__Description of the task__
Write out the opening lines of the data word for word, up to and including the line with "minimum width=80.5pt, minimum", and leave every picture and every later line out.
---------- Provided material
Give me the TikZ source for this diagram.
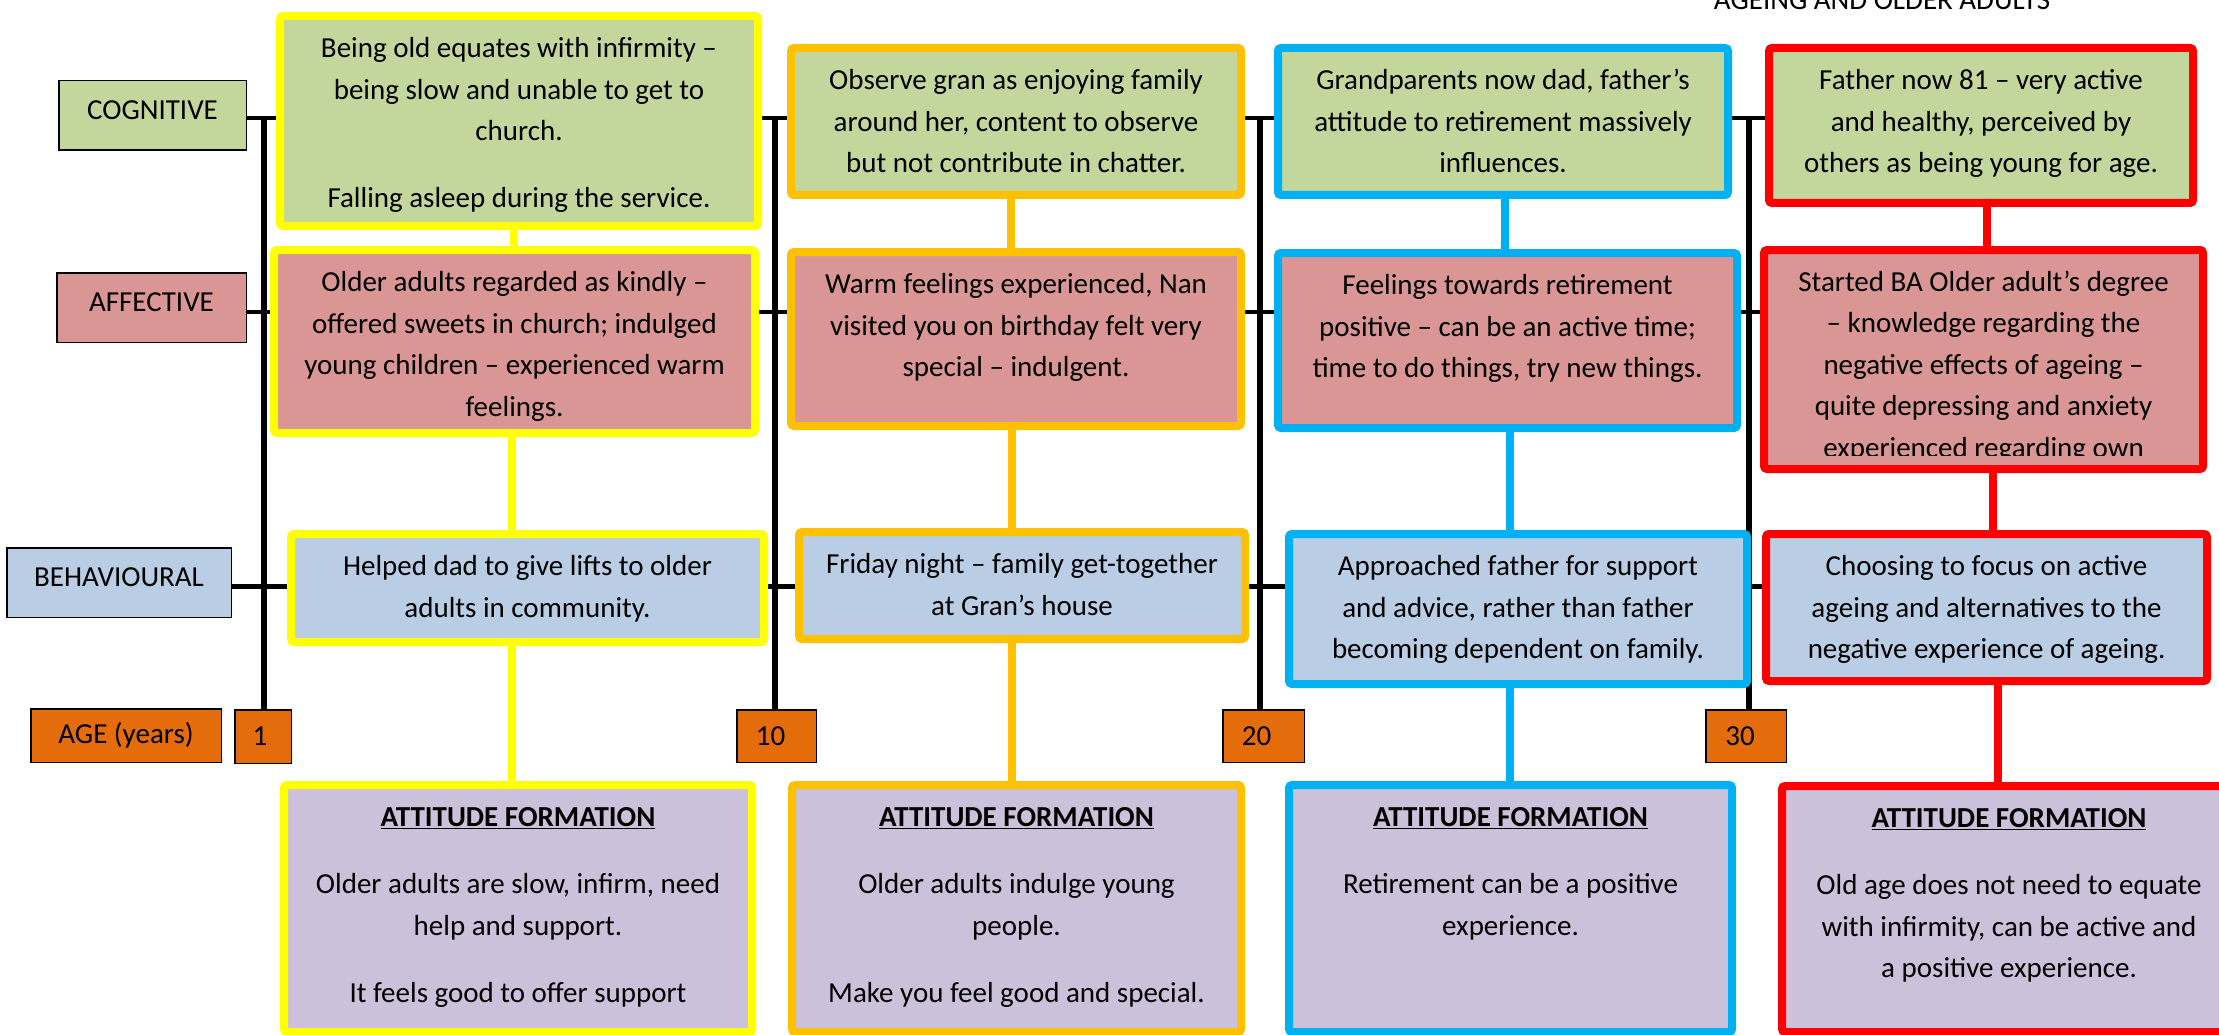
\documentclass[tikz,border=0pt]{standalone}
\usepackage{fontspec}
\setmainfont{Carlito}
\usetikzlibrary{fit,calc}
\definecolor{gfill}{HTML}{C3D69B}
\definecolor{rfill}{HTML}{D99694}
\definecolor{bfill}{HTML}{B9CDE5}
\definecolor{pfill}{HTML}{CCC1DA}
\definecolor{agefill}{HTML}{E46C0A}
\definecolor{yelb}{HTML}{FFFF00}
\definecolor{orgb}{HTML}{FFC000}
\definecolor{cyanb}{HTML}{00B0F0}
\definecolor{redb}{HTML}{FF0000}
\pgfdeclarelayer{paper}
\pgfdeclarelayer{bg}
\pgfsetlayers{paper,bg,main}
\tikzset{
  colbox/.style={line width=8pt, rounded corners=3pt, inner sep=0pt},
  txt/.style={align=center, inner sep=0pt, font=\fontsize{29}{41.5}\selectfont},
  lbl/.style={draw=black, line width=1.5pt, inner sep=0pt, font=\fontsize{29}{41.5}\selectfont},
  cat/.style={lbl, text height=18.7pt, text depth=11pt},
  tline/.style={black, line width=4pt},
  bline/.style={black, line width=5pt},
  vline/.style={black, line width=5.5pt},
  cline/.style={line width=7.5pt},
}
\newcommand\mkbox[8]{%
  \node[colbox, fill=#2, draw=#3, fit={(#4+4,#5+4)(#6-4,#7-4)}] (#1) {};
  \node[txt, anchor=north] (#1t) at ($(#1.north)+(0,16.5)$) {\strut #8};
}
\begin{document}
\begin{tikzpicture}[x=1pt,y=-1pt]
\useasboundingbox (0,0) rectangle (2219,1035);
\begin{pgfonlayer}{paper}
  \fill[white] (0,0) rectangle (2219,1035);
\end{pgfonlayer}

% title (cut at the top edge)
\node[txt, anchor=base] (title) at (1882,9.5) {AGEING AND OLDER ADULTS};

% category labels
\node[cat, fill=gfill, minimum width=187.5pt, minimum height=69.5pt] (cogL) at (152.5,115.5) {COGNITIVE};
\node[cat, fill=rfill, minimum width=189.5pt, minimum height=69.5pt] (affL) at (151.5,307.5) {AFFECTIVE};
\node[cat, fill=bfill, minimum width=224.5pt, minimum height=69.5pt] (behL) at (119,582.5) {BEHAVIOURAL};
\node[lbl, fill=agefill, minimum width=190.5pt, minimum height=53.5pt] (ageL) at (126,735.5) {AGE (years)};
\node[lbl, fill=agefill, minimum width=56.5pt, minimum height=53.5pt] (n1) at (263,736.5) {1\kern6pt};
\node[lbl, fill=agefill, minimum width=79.5pt, minimum height=52.5pt] (n10) at (776.5,736) {10\kern12pt};
\node[lbl, fill=agefill, minimum width=81.5pt, minimum height=52.5pt] (n20) at (1263.5,736) {20\kern14pt};
\node[lbl, fill=agefill, minimum width=80.5pt, minimum height=52.5pt] (n30) at (1746,736) {30\kern12pt};

% column 1 (age 1)
\mkbox{c1}{gfill}{yelb}{276}{12}{762}{230}{Being old equates with infirmity –\\ being slow and unable to get to\\ church.\\[25.5pt] Falling asleep during the service.}
\mkbox{a1}{rfill}{yelb}{270}{246}{759}{437}{Older adults regarded as kindly –\\ offered sweets in church; indulged\\ young children – experienced warm\\ feelings.}
\mkbox{b1}{bfill}{yelb}{287}{530}{768}{646}{Helped dad to give lifts to older\\ adults in community.}
\mkbox{t1}{pfill}{yelb}{280}{781}{756}{1036}{\underline{\textbf{ATTITUDE FORMATION}}\\[25.5pt] Older adults are slow, infirm, need\\ help and support.\\[25.5pt] It feels good to offer support}

% column 2 (age 10)
\mkbox{c2}{gfill}{orgb}{787}{44}{1245}{199}{Observe gran as enjoying family\\ around her, content to observe\\ but not contribute in chatter.}
\mkbox{a2}{rfill}{orgb}{787}{248}{1245}{430}{Warm feelings experienced, Nan\\ visited you on birthday felt very\\ special – indulgent.}
\mkbox{b2}{bfill}{orgb}{795}{528}{1249}{643}{Friday night – family get-together\\ at Gran’s house}
\mkbox{t2}{pfill}{orgb}{788}{781}{1245}{1036}{\underline{\textbf{ATTITUDE FORMATION}}\\[25.5pt] Older adults indulge young\\ people.\\[25.5pt] Make you feel good and special.}

% column 3 (age 20)
\mkbox{c3}{gfill}{cyanb}{1274}{44}{1732}{199}{Grandparents now dad, father’s\\ attitude to retirement massively\\ influences.}
\mkbox{a3}{rfill}{cyanb}{1274}{249}{1741}{432}{Feelings towards retirement\\ positive – can be an active time;\\ time to do things, try new things.}
\mkbox{b3}{bfill}{cyanb}{1285}{530}{1751}{688}{Approached father for support\\ and advice, rather than father\\ becoming dependent on family.}
\mkbox{t3}{pfill}{cyanb}{1285}{781}{1736}{1036}{\underline{\textbf{ATTITUDE FORMATION}}\\[25.5pt] Retirement can be a positive\\ experience.}

% column 4 (age 30)
\mkbox{c4}{gfill}{redb}{1765}{44}{2197}{207}{Father now 81 – very active\\ and healthy, perceived by\\ others as being young for age.}
\node[colbox, fill=rfill, draw=redb, fit={(1764,250)(2203,469)}] (a4) {};
\begin{scope}
  \clip (1768,254) rectangle (2199,455);
  \node[txt, anchor=north] (a4t) at ($(a4.north)+(0,16)$) {\strut Started BA Older adult’s degree\\ – knowledge regarding the\\ negative effects of ageing –\\ quite depressing and anxiety\\ experienced regarding own};
\end{scope}
\mkbox{b4}{bfill}{redb}{1762}{530}{2211}{685}{Choosing to focus on active\\ ageing and alternatives to the\\ negative experience of ageing.}
\mkbox{t4}{pfill}{redb}{1778}{782}{2240}{1036}{\underline{\textbf{ATTITUDE FORMATION}}\\[25.5pt] Old age does not need to equate\\ with infirmity, can be active and\\ a positive experience.}

% helper coordinates
\coordinate (hc) at (0,118);
\coordinate (ha) at (0,312);
\coordinate (hb) at (0,586);
\coordinate (v1) at (264,116);
\coordinate (v2) at (775,116);
\coordinate (v3) at (1260,116);
\coordinate (v4) at (1749,116);
\coordinate (k1a) at (514,0);  \coordinate (k1b) at (512,0);
\coordinate (k2a) at (1011,0); \coordinate (k2b) at (1012,0);
\coordinate (k3a) at (1505,0); \coordinate (k3b) at (1510,0);
\coordinate (k4a) at (1987,0); \coordinate (k4b) at (1993,0); \coordinate (k4c) at (1998,0);

\begin{pgfonlayer}{bg}
  % age time lines
  \draw[vline] (n1.north -| v1) -- (v1);
  \draw[vline] (n10.north -| v2) -- (v2);
  \draw[vline] (n20.north -| v3) -- (v3);
  \draw[vline] (n30.north -| v4) -- (v4);
  % cognitive row
  \draw[tline] (cogL.east |- hc) -- (c1.west |- hc);
  \draw[tline] (c1.east |- hc) -- (c2.west |- hc);
  \draw[tline] (c2.east |- hc) -- (c3.west |- hc);
  \draw[tline] (c3.east |- hc) -- (c4.west |- hc);
  % affective row
  \draw[tline] (affL.east |- ha) -- (a1.west |- ha);
  \draw[tline] (a1.east |- ha) -- (a2.west |- ha);
  \draw[tline] (a2.east |- ha) -- (a3.west |- ha);
  \draw[tline] (a3.east |- ha) -- (a4.west |- ha);
  % behavioural row
  \draw[bline] (behL.east |- hb) -- (b1.west |- hb);
  \draw[bline] (b1.east |- hb) -- (b2.west |- hb);
  \draw[bline] (b2.east |- hb) -- (b3.west |- hb);
  \draw[bline] (b3.east |- hb) -- (b4.west |- hb);
\end{pgfonlayer}

% coloured column links
\draw[cline, yelb] (c1.south -| k1a) -- (a1.north -| k1a);
\draw[cline, yelb] (a1.south -| k1b) -- (b1.north -| k1b);
\draw[cline, yelb] (b1.south -| k1b) -- (t1.north -| k1b);
\draw[cline, orgb] (c2.south -| k2a) -- (a2.north -| k2a);
\draw[cline, orgb] (a2.south -| k2b) -- (b2.north -| k2b);
\draw[cline, orgb] (b2.south -| k2b) -- (t2.north -| k2b);
\draw[cline, cyanb] (c3.south -| k3a) -- (a3.north -| k3a);
\draw[cline, cyanb] (a3.south -| k3b) -- (b3.north -| k3b);
\draw[cline, cyanb] (b3.south -| k3b) -- (t3.north -| k3b);
\draw[cline, redb] (c4.south -| k4a) -- (a4.north -| k4a);
\draw[cline, redb] (a4.south -| k4b) -- (b4.north -| k4b);
\draw[cline, redb] (b4.south -| k4c) -- (t4.north -| k4c);
\end{tikzpicture}
\end{document}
--------------------
__Full solution__
Give me the TikZ source for this diagram.
\documentclass[tikz,border=0pt]{standalone}
\usepackage{fontspec}
\setmainfont{Carlito}
\usetikzlibrary{fit,calc}
\definecolor{gfill}{HTML}{C3D69B}
\definecolor{rfill}{HTML}{D99694}
\definecolor{bfill}{HTML}{B9CDE5}
\definecolor{pfill}{HTML}{CCC1DA}
\definecolor{agefill}{HTML}{E46C0A}
\definecolor{yelb}{HTML}{FFFF00}
\definecolor{orgb}{HTML}{FFC000}
\definecolor{cyanb}{HTML}{00B0F0}
\definecolor{redb}{HTML}{FF0000}
\pgfdeclarelayer{paper}
\pgfdeclarelayer{bg}
\pgfsetlayers{paper,bg,main}
\tikzset{
  colbox/.style={line width=8pt, rounded corners=3pt, inner sep=0pt},
  txt/.style={align=center, inner sep=0pt, font=\fontsize{29}{41.5}\selectfont},
  lbl/.style={draw=black, line width=1.5pt, inner sep=0pt, font=\fontsize{29}{41.5}\selectfont},
  cat/.style={lbl, text height=18.7pt, text depth=11pt},
  tline/.style={black, line width=4pt},
  bline/.style={black, line width=5pt},
  vline/.style={black, line width=5.5pt},
  cline/.style={line width=7.5pt},
}
\newcommand\mkbox[8]{%
  \node[colbox, fill=#2, draw=#3, fit={(#4+4,#5+4)(#6-4,#7-4)}] (#1) {};
  \node[txt, anchor=north] (#1t) at ($(#1.north)+(0,16.5)$) {\strut #8};
}
\begin{document}
\begin{tikzpicture}[x=1pt,y=-1pt]
\useasboundingbox (0,0) rectangle (2219,1035);
\begin{pgfonlayer}{paper}
  \fill[white] (0,0) rectangle (2219,1035);
\end{pgfonlayer}

% title (cut at the top edge)
\node[txt, anchor=base] (title) at (1882,9.5) {AGEING AND OLDER ADULTS};

% category labels
\node[cat, fill=gfill, minimum width=187.5pt, minimum height=69.5pt] (cogL) at (152.5,115.5) {COGNITIVE};
\node[cat, fill=rfill, minimum width=189.5pt, minimum height=69.5pt] (affL) at (151.5,307.5) {AFFECTIVE};
\node[cat, fill=bfill, minimum width=224.5pt, minimum height=69.5pt] (behL) at (119,582.5) {BEHAVIOURAL};
\node[lbl, fill=agefill, minimum width=190.5pt, minimum height=53.5pt] (ageL) at (126,735.5) {AGE (years)};
\node[lbl, fill=agefill, minimum width=56.5pt, minimum height=53.5pt] (n1) at (263,736.5) {1\kern6pt};
\node[lbl, fill=agefill, minimum width=79.5pt, minimum height=52.5pt] (n10) at (776.5,736) {10\kern12pt};
\node[lbl, fill=agefill, minimum width=81.5pt, minimum height=52.5pt] (n20) at (1263.5,736) {20\kern14pt};
\node[lbl, fill=agefill, minimum width=80.5pt, minimum height=52.5pt] (n30) at (1746,736) {30\kern12pt};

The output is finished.